Transcribe the records below from the first line to the line that includes "const labelOffsets = [[65, 23], [-54, 37], [-35, -286]];", inclusive, and omit the pictures.

begin AVAILABLE RECORDS

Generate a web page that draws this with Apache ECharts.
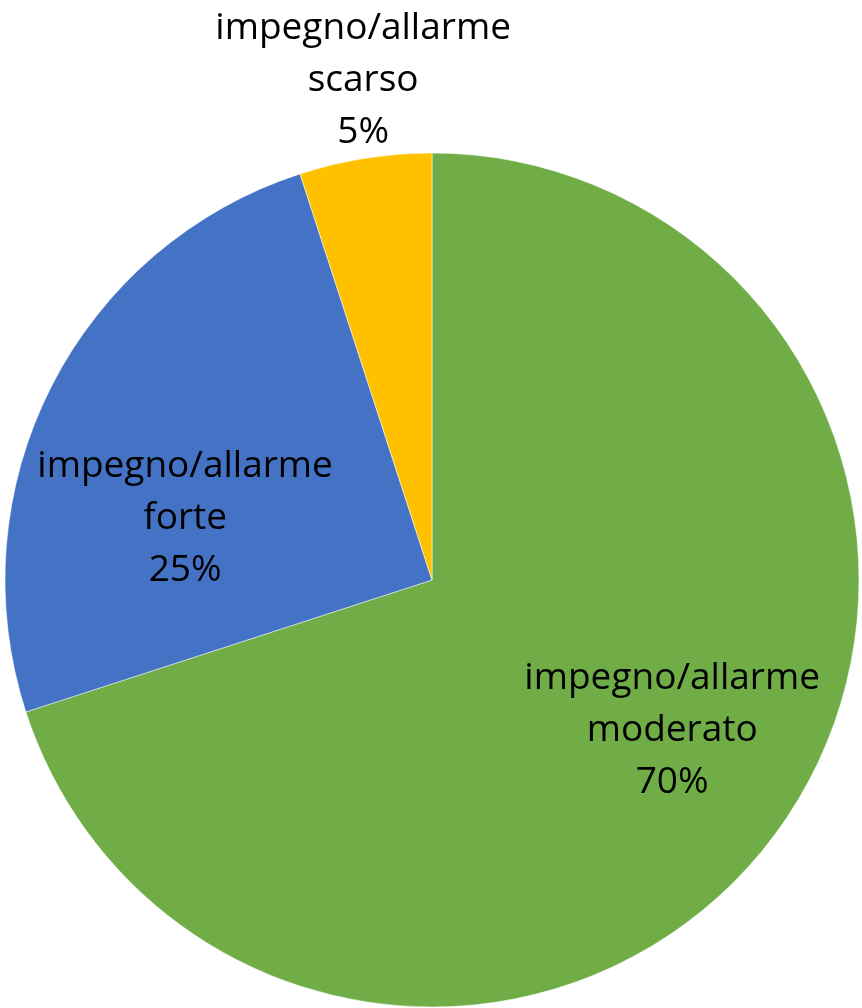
<!DOCTYPE html>
<html><head><meta charset="utf-8">
<script src="https://cdn.jsdelivr.net/npm/echarts@6/dist/echarts.min.js"></script>
<style>html,body{margin:0;padding:0;background:#fff}#c{width:862px;height:1008px}</style>
</head><body><div id="c"></div>
<script>
const categories = ['impegno/allarme\nmoderato', 'impegno/allarme\nforte', 'impegno/allarme\nscarso'];
const values = [70, 25, 5];
const colors = ['#70AD47', '#4472C4', '#FFC000'];
const labelOffsets = [[65, 23], [-54, 37], [-35, -286]];

const chart = echarts.init(document.getElementById('c'));
chart.setOption({
  animation: false,
  series: [{
    type: 'pie',
    center: [432, 580],
    radius: [0, 427],
    startAngle: 90,
    clockwise: true,
    avoidLabelOverlap: false,
    itemStyle: { borderColor: '#fff', borderWidth: 0.5 },
    label: {
      position: 'inside',
      formatter: '{b}\n{d}%',
      fontFamily: 'Open Sans',
      fontSize: 37,
      lineHeight: 52,
      color: '#000',
      align: 'center'
    },
    labelLine: { show: false },
    data: categories.map((n, i) => ({
      name: n, value: values[i],
      itemStyle: { color: colors[i] },
      label: { offset: labelOffsets[i] }
    }))
  }]
});
</script></body></html>
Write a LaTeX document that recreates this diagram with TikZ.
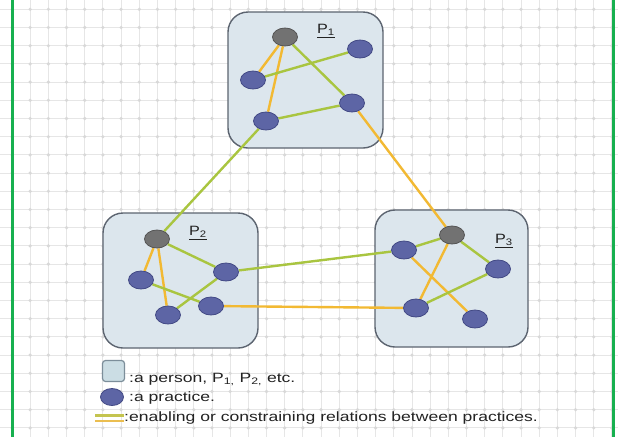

end AVAILABLE RECORDS

▸ **COMPLETE ANSWER**:
Generate a web page that draws this with Apache ECharts.
<!DOCTYPE html>
<html><head><meta charset="utf-8">
<script src="https://cdn.jsdelivr.net/npm/echarts@6/dist/echarts.min.js"></script>
<style>html,body{margin:0;padding:0;background:#fff}#c{width:862px;height:1008px}</style>
</head><body><div id="c"></div>
<script>
const categories = ['impegno/allarme\nmoderato', 'impegno/allarme\nforte', 'impegno/allarme\nscarso'];
const values = [70, 25, 5];
const colors = ['#70AD47', '#4472C4', '#FFC000'];
const labelOffsets = [[65, 23], [-54, 37], [-35, -286]];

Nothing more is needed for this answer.